Health Club Brands’ undertaking as to damages, which I assess as

having substantial value.

(g)Other franchisees will be damaged by the actions of the defendants, as the value of the business model they pay franchise fees for will be diminished by the reduction in number of Club Physical gyms.

(h)      Although  the  defendants  point  to  other  third  parties  who  will  be harmed if an injunction is granted, Health Club Brands has stated that it will seek an assignment of each of the leases of the business premises, and will also seek to employ those staff at the three gyms who were Club Physical staff immediately prior to the termination.  If the defendants maintain that Health Club Brands has no right to an assignment it may be that some interim arrangement can be reached between the parties to preserve the position pending final resolution of this proceeding.

[52]     There will undoubtedly be harsh consequences for the defendants which flow from the issue of this injunction.   However, given the relative strength of each party’s case, this consideration does not outweigh those which tend to support the grant of an injunction.

Defendants’ application for interim injunction restraining use of customer details

[53]   The defendants seek an injunction restraining Health Club Brands from accessing contact  details  of the franchisee defendants’ gym  members,  and  from contacting them.   Mr Holder’s evidence is that prior to cancellation, all members’ names, phone numbers and email addresses for each gym were uploaded to a computer system operated by Health Club Brands.   Health Club Brands therefore had full access to all of those details as they existed at that point in time, and has been phoning, texting and emailing Jolt Fitness members, attempting to persuade them to change back to Club Physical.  Mr Holder says that he regards that customer information as the property of Health Club Brands.  He takes this attitude because

the  agreements  for  sale  and  purchase  of  the  Three  Kings  and  Westgate  gyms expressly included “membership base” as an intangible asset acquired on purchase, and the sale and purchase agreement for Botany expressly included “membership contact” details as an intangible asset acquired on purchase.  The defendants contrast this with the fact that the franchise agreements, they say, do not have any provision which bears upon the ownership of the client database.  The balance of convenience favours the defendants because harm is being caused to their business by the contact being made.  At least one communication from Health Club Brands to a Jolt Fitness gym member has included a statement that the franchisee defendants have breached the Fair Trading Act 1986.

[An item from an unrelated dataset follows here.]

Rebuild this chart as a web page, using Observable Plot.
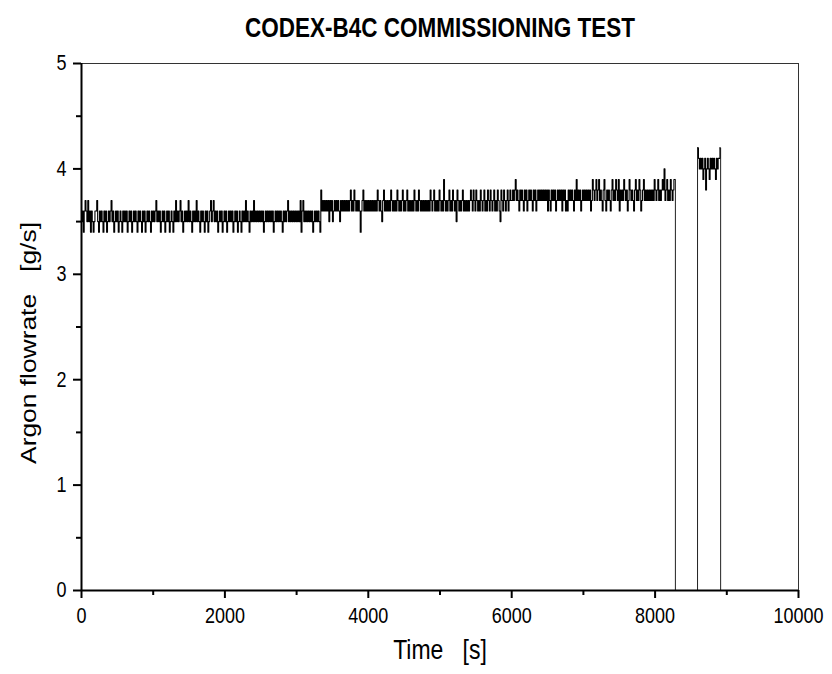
<!DOCTYPE html>
<html>
<head>
<meta charset="utf-8">
<script src="https://cdn.jsdelivr.net/npm/d3@7"></script>
<script src="https://cdn.jsdelivr.net/npm/@observablehq/plot@0.6"></script>
<style>
  html, body { margin: 0; padding: 0; background: #fff; }
</style>
</head>
<body>
<div id="chart"></div>
<script>
// Argon flowrate readings in tenths of g/s, sampled every 12.5 s
const seg1Start = 0, seg1Step = 12.5;   // 0 .. 2387.5 s
const seg1 = [
  35,36,34,36,37,36,35,37,35,36,34,36,35,34,35,36,36,37,35,34,
  36,35,36,35,34,36,35,36,34,35,36,35,36,37,35,36,34,35,36,35,
  36,34,35,36,35,34,36,35,36,35,36,34,35,36,35,36,34,35,36,35,
  36,35,34,36,35,36,35,34,36,35,36,34,35,36,35,36,35,34,36,35,
  36,35,36,37,35,36,35,36,34,35,36,35,36,34,35,36,35,36,34,35,
  36,35,34,36,35,37,35,36,35,36,37,35,36,34,35,36,35,36,35,37,
  35,36,35,34,36,35,36,35,37,35,36,35,34,36,35,36,35,34,36,35,
  36,34,35,36,37,35,36,37,35,36,35,36,34,35,36,35,36,34,35,36,
  35,36,34,35,36,35,36,35,36,34,35,36,35,36,34,35,36,35,34,36,
  35,36,35,37,35,36,35,34,36,35,36,35];
const seg2Start = 2400, seg2Step = 12.5; // 2400 .. 3387.5 s
const seg2 = [
  37,35,36,35,36,35,36,35,36,35,36,34,35,36,35,36,35,36,35,36,
  35,36,34,35,36,35,36,35,36,35,36,35,34,36,35,36,35,36,37,35,
  36,35,36,35,36,35,36,35,36,35,36,35,37,34,36,37,35,36,35,36,
  35,36,35,36,35,36,34,35,36,35,36,35,36,35,34,38,36,37,36,37];
const seg3Start = 3400, seg3Step = 12.5; // 3400 .. 5987.5 s
const seg3 = [
  36,37,36,37,35,37,36,37,35,36,37,36,37,36,37,36,35,37,36,37,
  36,37,36,37,36,37,36,37,38,36,37,36,38,37,36,37,36,37,36,34,
  36,37,38,36,37,36,37,36,37,36,37,36,37,36,37,36,37,36,38,37,
  36,37,36,35,37,38,36,37,36,37,36,37,36,38,37,36,37,36,37,36,
  38,37,36,37,36,37,38,36,37,36,37,38,36,37,36,37,36,37,36,38,
  37,36,37,36,38,37,36,37,36,37,36,37,36,37,36,37,36,38,37,36,
  37,38,36,37,36,37,36,38,37,36,37,36,39,37,36,37,36,37,38,36,
  37,36,38,37,36,37,35,38,37,36,37,36,37,38,36,37,36,37,36,37,
  36,37,38,37,36,38,37,36,38,37,36,37,36,38,37,36,37,38,36,37,
  36,38,37,36,38,37,36,37,38,36,37,36,38,37,36,35,38,37,36,38,
  37,36,37,38,36,37,38,37];
const seg4Start = 6000, seg4Step = 12.5; // 6000 .. 8275 s
const seg4 = [
  37,38,37,38,39,37,38,37,36,38,37,38,37,36,38,37,38,36,37,38,
  37,38,37,36,38,37,38,36,37,38,37,38,37,38,37,38,37,38,37,38,
  36,38,37,36,38,37,38,37,38,36,37,38,37,38,37,38,36,38,37,38,
  36,37,36,38,37,38,37,38,37,36,38,37,39,37,38,37,38,36,37,38,
  37,38,37,38,37,38,37,38,36,37,39,38,37,38,39,37,38,39,37,38,
  37,36,38,39,37,36,38,37,38,37,36,38,39,37,38,37,39,38,37,39,
  36,38,37,38,37,39,38,37,38,36,37,39,38,37,38,37,36,38,39,37,
  38,37,39,38,36,37,38,39,37,38,37,38,37,38,37,38,37,38,37,39,
  38,37,38,39,37,38,37,38,39,38,40,37,38,39,37,38,37,39,38,37,
  38,39,39];
const dropout1 = [[8283, 0], [8590, 0]];
const seg5Start = 8592, seg5Step = 12.5; // 8592 .. 8904.5 s
const seg5 = [42,41,40,41,40,41,39,40,41,38,40,41,40,39,41,40,41,40,41,40,39,41,40,41,41,42];
const dropout2 = [[8914, 0], [10000, 0]];

const xTicks = [0, 2000, 4000, 6000, 8000, 10000];
const xMinor = [1000, 3000, 5000, 7000, 9000];
const yTicks = [0, 1, 2, 3, 4, 5];
const yMinor = [0.5, 1.5, 2.5, 3.5, 4.5];

function rows(start, step, vals) {
  return vals.map((v, i) => ({t: start + i * step, f: v / 10}));
}
const pts = (arr) => arr.map(([t, f]) => ({t, f}));
const running = [
  ...rows(seg1Start, seg1Step, seg1),
  ...rows(seg2Start, seg2Step, seg2),
  ...rows(seg3Start, seg3Step, seg3),
  ...rows(seg4Start, seg4Step, seg4)
];
const restart = rows(seg5Start, seg5Step, seg5);
const gap1 = [running[running.length - 1], ...pts(dropout1), restart[0]];
const gap2 = [restart[restart.length - 1], ...pts(dropout2)];

const font = "'Liberation Sans', Arial, sans-serif";

const chart = Plot.plot({
  width: 832,
  height: 674,
  marginLeft: 81,
  marginRight: 34,
  marginTop: 63,
  marginBottom: 84,
  style: {fontFamily: font, background: "#fff", color: "#000"},
  x: {domain: [0, 10000]},
  y: {domain: [0, 5]},
  marks: [
    Plot.frame({stroke: "#333", strokeWidth: 1}),
    Plot.line(gap1, {x: "t", y: "f", curve: "step-after", stroke: "#222", strokeWidth: 1}),
    Plot.line(gap2, {x: "t", y: "f", curve: "step-after", stroke: "#222", strokeWidth: 1}),
    Plot.line(running, {x: "t", y: "f", curve: "step-after", stroke: "#000", strokeWidth: 1.1}),
    Plot.line(restart, {x: "t", y: "f", curve: "step-after", stroke: "#000", strokeWidth: 1.1}),
    Plot.ruleY([0], {stroke: "#000", strokeWidth: 2}),
    Plot.ruleX([0], {stroke: "#000", strokeWidth: 2}),
    Plot.axisX({ticks: xTicks, tickSize: 8, tickPadding: 9, strokeWidth: 2, fontSize: 18, tickFormat: d => String(d), label: null}),
    Plot.axisX({ticks: xMinor, tickSize: 5, strokeWidth: 2, text: null, label: null}),
    Plot.axisY({ticks: yTicks, tickSize: 8, tickPadding: 7, strokeWidth: 2, fontSize: 18, tickFormat: d => String(d), label: null}),
    Plot.axisY({ticks: yMinor, tickSize: 5, strokeWidth: 2, text: null, label: null}),
    Plot.text(["CODEX-B4C COMMISSIONING TEST"], {frameAnchor: "top", lineAnchor: "middle", dy: -35, fontWeight: "bold", fontSize: 22.5, className: "stretch"}),
    Plot.text(["Time\u00a0\u00a0 [s]"], {frameAnchor: "bottom", lineAnchor: "middle", dy: 60, fontSize: 23, className: "stretch"}),
    Plot.text(["Argon flowrate\u00a0\u00a0 [g/s]"], {frameAnchor: "left", dx: -53, dy: 16, rotate: -90, textAnchor: "middle", fontSize: 22, className: "stretchrot"})
  ]
});

// The reference picture is stretched vertically by about 1.2; reproduce that on the text.
function stretch(el, sx, sy) {
  const tr = el.getAttribute("transform") || "";
  const x = +el.getAttribute("x") || 0, y = +el.getAttribute("y") || 0;
  el.setAttribute("transform", `${tr} translate(${x},${y}) scale(${sx},${sy}) translate(${-x},${-y})`);
}
chart.querySelectorAll(".stretch text, g[aria-label$='tick label'] text").forEach(el => stretch(el, 1, 1.2));
chart.querySelectorAll(".stretchrot text").forEach(el => stretch(el, 1.2, 1));
document.getElementById("chart").appendChild(chart);
</script>
</body>
</html>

[54]     The defendants in my view do not reach the threshold of establishing that there is a serious question to be tried that the use by Health Club Brands of the customer details is a misuse of the defendants’ property or confidential information. This is because clause Q contemplates that on termination “for any reason” the franchisee will immediately cease carrying on the business at the premises, co- operate in the assignment of the lease to Health Club Brands and will co-operate with Health Club Brands to ensure a smooth transition so as not to disrupt the customers of the business.  This plainly contemplates that Health Club Brands will simply step into the shoes of the franchisee defendants and carry on the business with the existing customers.  To do this, Health Club Brands would need access to the client details and it would have to be free to contact them.   Moreover, the franchisee defendants accept an obligation to co-operate with Health Club Brands to ensure a smooth transition so that the customers of the business are not disrupted.

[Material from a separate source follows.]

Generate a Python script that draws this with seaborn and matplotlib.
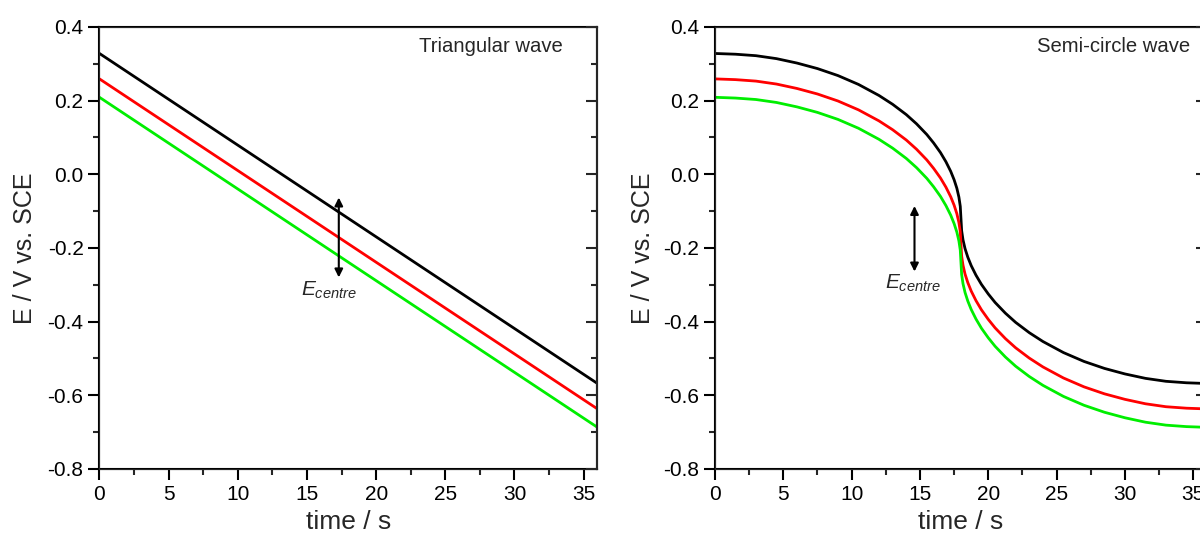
import pandas as pd
import seaborn as sns
import matplotlib.pyplot as plt
from matplotlib.ticker import MultipleLocator, FormatStrFormatter

# Triangular wave: straight lines, start and end values
TRI_TIME = [0, 36]
TRI_BLACK = [0.328, -0.568]
TRI_RED = [0.259, -0.637]
TRI_GREEN = [0.209, -0.687]

# Semi-circle wave: values
SEMI_TIME = [0, 1.5, 3, 4.5, 6, 7.5, 9, 10.5, 12, 13, 14, 14.75, 15.5, 16, 16.5, 16.9,
             17.25, 17.5, 17.7, 17.85, 17.95, 18,
             18.05, 18.15, 18.3, 18.5, 18.75, 19.1, 19.5, 20, 20.5, 21.25, 22, 23, 24,
             25.5, 27, 28.5, 30, 31.5, 33, 34.5, 36]
SEMI_BLACK = [0.328, 0.326, 0.322, 0.314, 0.302, 0.287, 0.268, 0.244, 0.214, 0.190,
              0.162, 0.137, 0.108, 0.085, 0.059, 0.034, 0.008, -0.015, -0.038, -0.062,
              -0.087, -0.120,
              -0.153, -0.178, -0.202, -0.225, -0.248, -0.274, -0.299, -0.325, -0.348,
              -0.377, -0.402, -0.430, -0.454, -0.484, -0.508, -0.527, -0.542, -0.554,
              -0.562, -0.566, -0.568]
SEMI_RED = [0.259, 0.257, 0.253, 0.245, 0.233, 0.218, 0.199, 0.175, 0.145, 0.121,
            0.093, 0.068, 0.039, 0.016, -0.010, -0.035, -0.061, -0.084, -0.107, -0.131,
            -0.156, -0.189,
            -0.222, -0.247, -0.271, -0.294, -0.317, -0.343, -0.368, -0.394, -0.417,
            -0.446, -0.471, -0.499, -0.523, -0.553, -0.577, -0.596, -0.611, -0.623,
            -0.631, -0.635, -0.637]
SEMI_GREEN = [0.209, 0.207, 0.203, 0.195, 0.183, 0.168, 0.149, 0.125, 0.095, 0.071,
              0.043, 0.018, -0.011, -0.034, -0.060, -0.085, -0.111, -0.134, -0.157,
              -0.181, -0.206, -0.239,
              -0.272, -0.297, -0.321, -0.344, -0.367, -0.393, -0.418, -0.444, -0.467,
              -0.496, -0.521, -0.549, -0.573, -0.603, -0.627, -0.646, -0.661, -0.673,
              -0.681, -0.685, -0.687]

COLORS = ["black", "#ff0000", "#00ee00"]

sns.set_style("ticks")
plt.rcParams["font.family"] = ["Liberation Sans", "DejaVu Sans"]
plt.rcParams["axes.unicode_minus"] = False
plt.rcParams["mathtext.fontset"] = "custom"
plt.rcParams["mathtext.rm"] = "Liberation Sans"
plt.rcParams["mathtext.it"] = "Liberation Sans:italic"


def style_axis(ax, ylabel_x):
    ax.set_xlim(0, 36)
    ax.set_ylim(-0.8, 0.4)
    ax.xaxis.set_major_locator(MultipleLocator(5))
    ax.xaxis.set_minor_locator(MultipleLocator(2.5))
    ax.yaxis.set_major_locator(MultipleLocator(0.2))
    ax.yaxis.set_minor_locator(MultipleLocator(0.1))
    ax.yaxis.set_major_formatter(FormatStrFormatter("%.1f"))
    for side in ["left", "right", "top", "bottom"]:
        ax.spines[side].set_visible(True)
        ax.spines[side].set_linewidth(1.5)
        ax.spines[side].set_color("black")
    ax.tick_params(axis="both", which="major", direction="out", length=8, width=1.5,
                   labelsize=15, colors="black", left=True, bottom=True,
                   right=False, top=False)
    ax.tick_params(axis="both", which="minor", direction="out", length=4, width=1.5,
                   left=True, bottom=True, right=False, top=False)
    ax.set_xlabel("time / s", fontsize=19)
    ax.set_ylabel("E / V vs. SCE", fontsize=18)
    ax.xaxis.set_label_coords(0.5, -0.092)
    ax.yaxis.set_label_coords(ylabel_x, 0.5)
    ax.grid(False)

    # right-hand ticks point inwards, no labels
    twin = ax.twinx()
    twin.set_ylim(-0.8, 0.4)
    twin.yaxis.set_major_locator(MultipleLocator(0.2))
    twin.yaxis.set_minor_locator(MultipleLocator(0.1))
    twin.tick_params(axis="y", which="major", direction="in", length=8, width=1.5,
                     labelright=False, right=True, left=False)
    twin.tick_params(axis="y", which="minor", direction="in", length=4, width=1.5,
                     right=True, left=False)
    twin.spines["right"].set_linewidth(1.5)
    twin.grid(False)


def plot_lines(ax, t, series):
    for values, color in zip(series, COLORS):
        df = pd.DataFrame({"t": t, "E": values})
        sns.lineplot(data=df, x="t", y="E", color=color, linewidth=2, ax=ax,
                     estimator=None, sort=False)


fig = plt.figure(figsize=(12, 5.38), dpi=100)
ax1 = fig.add_axes([0.0829, 0.1283, 0.415, 0.8216])
ax2 = fig.add_axes([0.5958, 0.1283, 0.41, 0.8216])

plot_lines(ax1, TRI_TIME, [TRI_BLACK, TRI_RED, TRI_GREEN])
plot_lines(ax2, SEMI_TIME, [SEMI_BLACK, SEMI_RED, SEMI_GREEN])

style_axis(ax1, -0.1255)
style_axis(ax2, -0.122)

arrow_props = dict(arrowstyle="<|-|>", color="black", lw=1.5, mutation_scale=12,
                   shrinkA=0, shrinkB=0)
ax1.annotate("", xy=(17.3, -0.063), xytext=(17.3, -0.28), arrowprops=arrow_props)
ax1.text(16.6, -0.315, "$E_{centre}$", fontsize=15, ha="center", va="center")
ax2.annotate("", xy=(14.6, -0.086), xytext=(14.6, -0.264), arrowprops=arrow_props)
ax2.text(14.5, -0.295, "$E_{centre}$", fontsize=15, ha="center", va="center")

ax1.text(0.931, 0.955, "Triangular wave", transform=ax1.transAxes, fontsize=14.6,
         ha="right", va="center")
ax2.text(0.965, 0.955, "Semi-circle wave", transform=ax2.transAxes, fontsize=14.6,
         ha="right", va="center")

fig.savefig("out.png", dpi=100)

[55]     Given these provisions, the defendants’ argument faces very considerable

hurdles to the extent that I am satisfied an injunction should not issue. [56]   For this reason the defendants’ application is declined.

Result

[57]     Health  Club  Brands’ application  for an  interim  injunction  restraining the defendants from operating a health and fitness business is granted, but on modified terms to those sought as follows:

(a)      In  respect  of  the  Three  Kings  franchise,  the  second  and  fourth defendants are restrained from trading at, and within five kilometres of, the Three Kings premises formerly operated as a Club Physical gym until further order of the Court.

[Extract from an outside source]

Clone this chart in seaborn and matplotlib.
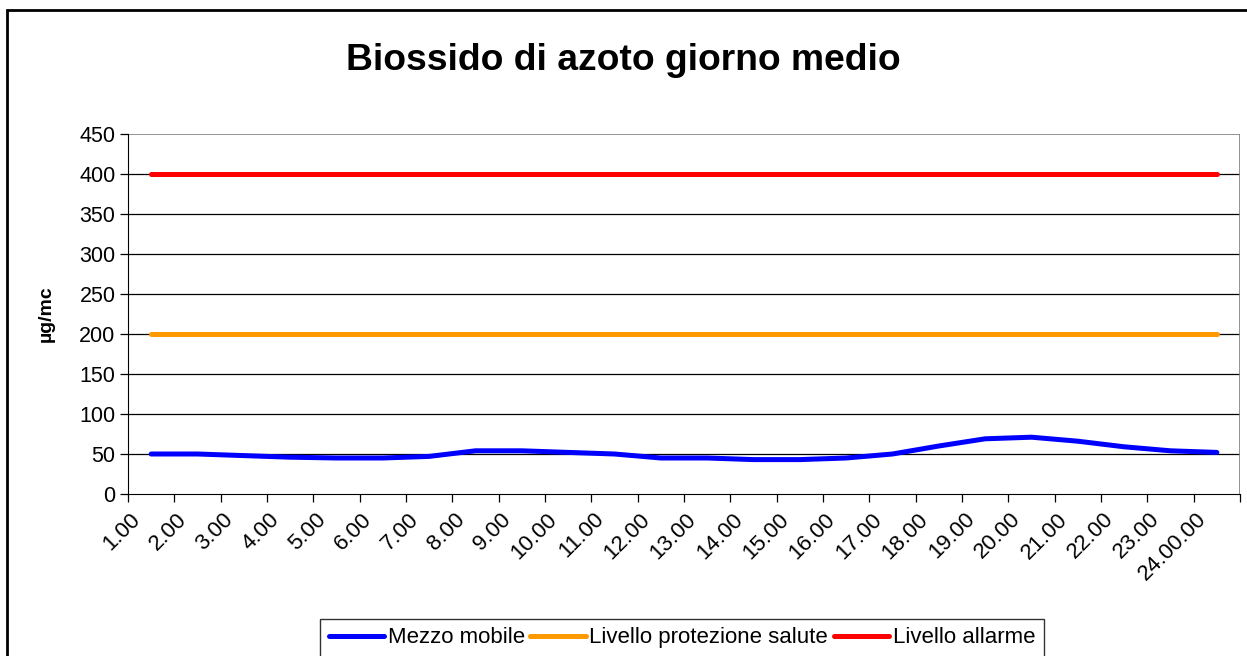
import numpy as np
import pandas as pd
import matplotlib
matplotlib.use("Agg")
import matplotlib.pyplot as plt
import seaborn as sns
from matplotlib.patches import Rectangle

# Data
ore = ["1.00", "2.00", "3.00", "4.00", "5.00", "6.00", "7.00", "8.00", "9.00", "10.00",
       "11.00", "12.00", "13.00", "14.00", "15.00", "16.00", "17.00", "18.00", "19.00",
       "20.00", "21.00", "22.00", "23.00", "24.00.00"]
mezzo_mobile = [50, 50, 48, 46, 45, 45, 47, 54, 54, 52, 50, 45, 45, 43, 43, 45, 50, 60, 69,
                71, 66, 59, 54, 52]
protezione_salute = [200] * 24
allarme = [400] * 24

df = pd.DataFrame({"ora": ore, "Mezzo mobile": mezzo_mobile,
                   "Livello protezione salute": protezione_salute,
                   "Livello allarme": allarme})

sns.set_style("white")
plt.rcParams['font.family'] = ['Liberation Sans', 'DejaVu Sans']
plt.rcParams['text.color'] = 'black'
plt.rcParams['xtick.color'] = 'black'
plt.rcParams['ytick.color'] = 'black'
plt.rcParams['axes.labelcolor'] = 'black'

fig = plt.figure(figsize=(12.47, 6.56), dpi=100)
ax = fig.add_axes([128 / 1247, 1 - 494 / 656, 1112 / 1247, 360 / 656])

colori = {"Mezzo mobile": "#0000ff", "Livello protezione salute": "#ff9900", "Livello allarme": "#ff0000"}
for serie, col in colori.items():
    sns.lineplot(data=df, x="ora", y=serie, ax=ax, color=col, lw=3.6, label=serie,
                 sort=False, solid_capstyle="round")

# gridlines
for v in range(50, 450, 50):
    ax.axhline(v, color="black", lw=0.9, zorder=0)
ax.axhline(450, color="#808080", lw=1.2, zorder=0)

ax.set_xlim(-0.5, 23.5)
ax.set_ylim(0, 450)
ax.set_yticks(range(0, 451, 50))
ax.tick_params(axis="y", labelsize=15.5, length=6, direction="out", left=True, width=0.9, pad=3)

pos = np.arange(len(ore))
ax.set_xticks(pos - 0.3)
ax.set_xticklabels(ore, rotation=45, ha="right", va="center", rotation_mode="anchor", fontsize=16)
ax.set_xticks(np.arange(-0.5, 24, 1), minor=True)
ax.tick_params(axis="x", which="major", length=0, pad=16)
ax.tick_params(axis="x", which="minor", length=6, direction="out", bottom=True, width=0.9)

for s in ["top", "right"]:
    ax.spines[s].set_visible(False)
ax.spines["left"].set_color("black")
ax.spines["bottom"].set_color("black")
ax.axvline(23.5, color="#808080", lw=1.2)

ax.set_xlabel("")
ax.set_ylabel("µg/mc", fontsize=14, fontweight="bold", labelpad=18)

fig.text(0.5, 1 - 60 / 656, "Biossido di azoto giorno medio", ha="center", va="center",
         fontsize=26.8, fontweight="bold")

ax.get_legend().remove()
handles, labels = ax.get_legend_handles_labels()
leg = fig.legend(handles, labels, loc="lower center", bbox_to_anchor=(682 / 1247, -8 / 656),
                 ncol=3, fontsize=16, frameon=True, fancybox=False, edgecolor="black",
                 handlelength=2.5, handletextpad=0.15, columnspacing=0.25, borderpad=0.4,
                 borderaxespad=0.3)
leg.get_frame().set_linewidth(1.0)

# outer chart frame
fig.patches.append(Rectangle((7 / 1247, -0.01), 1.05, 1 - 10 / 656 + 0.01,
                             transform=fig.transFigure, fill=False, edgecolor="black", lw=2))

fig.savefig("out.png", dpi=100)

(b)In respect of the Botany and Westgate franchises the first, third and fourth defendants are restrained from trading at the Botany and Westgate premises  formerly operated as Club  Physical  gyms  until further order of the Court.

[58]     The  defendants’  cross-application  to  restrain  Heath  Club  Brands  from accessing contact  details  of the franchisee defendants’ gym  members,  and  from contacting those members, is declined.

[59]     I ask the registry to list this proceeding before me for a telephone conference to decide how it is to be managed through to trial.  Costs are reserved.